Early Admissions Scheme
- Formation: 2002/03
- Dissolved: 2010/11
- Legal status: Defunct
- Purpose: Higher-education application processing
- Location: Hong Kong;
- Parent organisation: Joint University Programmes Admissions System

= Early Admissions Scheme (Hong Kong) =

The Early Admissions Scheme (EAS) was a subsystem of the Joint University Programmes Admissions System (JUPAS) developed by the University Grants Committee of Hong Kong. The scheme had been adopted between the academic year of 2002/03 to 2010/11. It enabled students who skipped the HKALE to enter the University of Hong Kong, the Chinese University of Hong Kong or the Hong Kong University of Science and Technology. Candidates who received 6 or more "A"s, attained level 4 or above in English Language and Chinese Language, or obtained "C" or above in French or Putonghua in the HKCEE, were eligible to take part in the scheme, which might grant them admission to the aforementioned institutions without requiring them to sit for the HKALE.

Only 400-500 candidates were eligible to join the scheme annually throughout the implementation of the scheme. Most of them would be admitted to university after they graduated from Form 6. Others, who were studying Form 7 and going to take the HKALE, were usually those who either failed to enrol on their preferred programme via the scheme, or planned to study abroad as some overseas universities may not accept admission applications with HKCEE result only.

Some students who were eligible to participate in the scheme, were once given an offer soon after the announcement of HKCEE results, thus allowing them to enter the university immediately rather than after completing Form 6. They were not classified as applicants of the scheme even though they were granted "Early Admissions", like other EAS applicants. Unlike the latter, those students were usually provided an extra year of bridging courses after they entered the university.

After the last HKCEE, which was held in 2010, the scheme was officially abolished.

==The scheme==
By the number of actual intakes, the EAS is the biggest subsystem of JUPAS (roughly about 3-5% of total JUPAS intakes). It aims at providing flexibility to outstanding Secondary 6 students to be admitted to the three institutions participating in the scheme. Applicants must achieve the requirements in one sitting of the HKCEE or other qualifying examinations.

Applicants will be invited to information sessions held by the three participating universities on specific dates in order to help them in choosing the universities and programmes. On submission, applicants may select up to three programmes per university, making it a total maximum of nine programmes.

Applicants will then be invited to attend an interview by respective institutions. Usually only the first programme in the priority order of each institution will provide a subject-based interview but there are various exceptional cases. After the interviews applicants will receive feedbacks from the universities before they make their final choices.

A few weeks after the interviews, applicants will be required to draw up a final list of iteration.

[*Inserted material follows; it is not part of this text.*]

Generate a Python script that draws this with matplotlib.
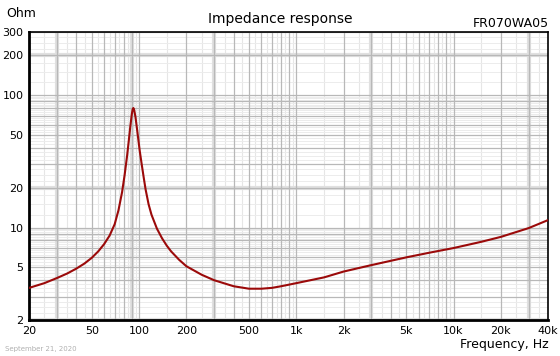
import matplotlib.pyplot as plt
from matplotlib.ticker import FixedLocator, NullLocator, FixedFormatter

# impedance curve
freq = [20, 25, 30, 35, 40, 45, 50, 55, 60, 65, 70, 74, 78, 81, 84, 86, 88, 90, 91, 92, 93,
        95, 97, 99, 101, 104, 107, 110, 115, 120, 130, 140, 150, 160, 180, 200, 250, 300,
        400, 500, 600, 700, 800, 1000, 1500, 2000, 3000, 5000, 7000, 10000, 15000, 20000,
        30000, 40000]
ohm = [3.5, 3.8, 4.15, 4.5, 4.9, 5.35, 5.9, 6.6, 7.5, 8.7, 10.6, 13.5, 18.5, 25, 35, 45, 58, 72,
       78, 80, 78, 68, 56, 46, 38, 30, 24, 19.5, 15, 12.5, 9.8, 8.3, 7.3, 6.6, 5.7, 5.1, 4.4,
       4.0, 3.6, 3.45, 3.45, 3.5, 3.6, 3.8, 4.2, 4.65, 5.2, 5.95, 6.45, 7.0, 7.8, 8.5, 9.9,
       11.4]

xticks = [20, 50, 100, 200, 500, 1000, 2000, 5000, 10000, 20000, 40000]
xlabels = ['20', '50', '100', '200', '500', '1k', '2k', '5k', '10k', '20k', '40k']
yticks = [2, 5, 10, 20, 50, 100, 200, 300]
ylabels = ['2', '5', '10', '20', '50', '100', '200', '300']

fig = plt.figure(figsize=(5.6, 3.56), dpi=100)
ax = fig.add_axes([0.052, 0.101, 0.927, 0.809])
ax.set_xscale('log')
ax.set_yscale('log')
ax.set_xlim(20, 40000)
ax.set_ylim(2, 300)

# grid: light half steps, darker integer steps, wide pale bands
for d in [10, 100, 1000, 10000]:
    for k in range(1, 10):
        f = k * d
        if 20 <= f <= 40000:
            ax.axvline(f, color='#b8b8b8', lw=0.9, zorder=1)
        fh = (k + 0.5) * d
        if 20 <= fh <= 40000:
            ax.axvline(fh, color='#e6e6e6', lw=0.8, zorder=0)
for d in [1, 10, 100]:
    for k in range(1, 10):
        v = k * d
        if 2 <= v <= 300:
            ax.axhline(v, color='#b8b8b8', lw=0.9, zorder=1)
        for s in [0.25, 0.5, 0.75]:
            vh = (k + s) * d
            if 2 <= vh <= 300:
                ax.axhline(vh, color='#ececec', lw=0.7, zorder=0)
for f in [30, 90, 300, 3000, 30000]:
    ax.axvline(f, color='#e0e0e0', lw=3, zorder=0)
for v in [2, 20, 200]:
    ax.axhline(v, color='#e0e0e0', lw=3, zorder=0)

ax.plot(freq, ohm, color='#9b0a0a', lw=1.5, zorder=3)

ax.xaxis.set_major_locator(FixedLocator(xticks))
ax.xaxis.set_major_formatter(FixedFormatter(xlabels))
ax.xaxis.set_minor_locator(NullLocator())
ax.yaxis.set_major_locator(FixedLocator(yticks))
ax.yaxis.set_major_formatter(FixedFormatter(ylabels))
ax.yaxis.set_minor_locator(NullLocator())
ax.tick_params(length=0, labelsize=8, pad=4)
for s in ax.spines.values():
    s.set_color('black')
    s.set_linewidth(1.2)
ax.spines['left'].set_linewidth(2)
ax.spines['bottom'].set_linewidth(2)

fig.text(0.5, 0.948, 'Impedance response', ha='center', va='center', fontsize=10)
fig.text(0.011, 0.963, 'Ohm', ha='left', va='center', fontsize=9)
fig.text(0.980, 0.933, 'FR070WA05', ha='right', va='center', fontsize=9)
fig.text(0.980, 0.031, 'Frequency, Hz', ha='right', va='center', fontsize=9)
fig.text(0.009, 0.020, 'September 21, 2020', ha='left', va='center', fontsize=5, color='#b0b0b0')

fig.savefig('out.png', dpi=100)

The list should consist of a maximum of 5 programmes. The programmes in the list are divided into two bands, with the programmes in the first two priority order being Band A and the other three being Band B. Successful applicants will only receive one offer which is the highest priority on their programme list.

Theoretically, to prevent domination in some popular "elite" programmes, hence causing unfairness to mainstream entrants, no programme should admit more the 1/3 EAS students to its total JUPAS intakes. An existence of such system made a few students may end up not being offered to their desired programme, though in most cases they will accept the less-desired offer.

==Views of Non-EAS students==

===Unfairness===
There are more and more critics on the Scheme who believe imposes an unfairness to Form 7 students (especially to those who have obtained remarkable HKCEE results but could not achieve Level 4 or above in either one or both language subject(s), those who are unable show their talent to the maximum extent in the HKCEE or who do not excel academically but in other areas which are ignored by the scheme) who are required to sit for the HKALE which is much more difficult than the HKCEE.

===Form 6 Study===
Non-EAS students are likely to face huge pressure as the EAS students are often labelled as 'superior' whereas non-EAS students are categorised as 'inferior' or 'less able'. Non-EAS students have to face the HKALE, which is generally believed to be more tedious. Moreover, EAS entries are counted as entry by JUPAS but not direct admissions, which means, the mainstream applicant will have less chance entering certain programmes, especially programmes which are popular in EAS applicants, like Medicine.

Nevertheless, not all eligible students participated in the scheme. Students who left their original secondary schools and went studying in Hang Seng School of Commerce had to give up participating in this programme. On the contrary, students who went to PLK Vicwood KT Chong Sixth Form College were not required to make such sacrifice for quality education.

==Doubts in suitability for EAS students==

The general public and many education experts criticise that HKCEE is not an appropriate examination for being a selection criteria of universities' admission procedure. Apart from this, the keen competition for places in the universities would extend to the HKCEE, and Form 5 students (HKCEE candidates) may encounter a high psychological pressure. It is also doubtful whether EAS-benefited students are mature enough to choose suitable university programmes which would probably determine their whole life. Adverse effect on EAS-benefited student (who have already seized places in the universities) learning in Form 6 would also be inevitable.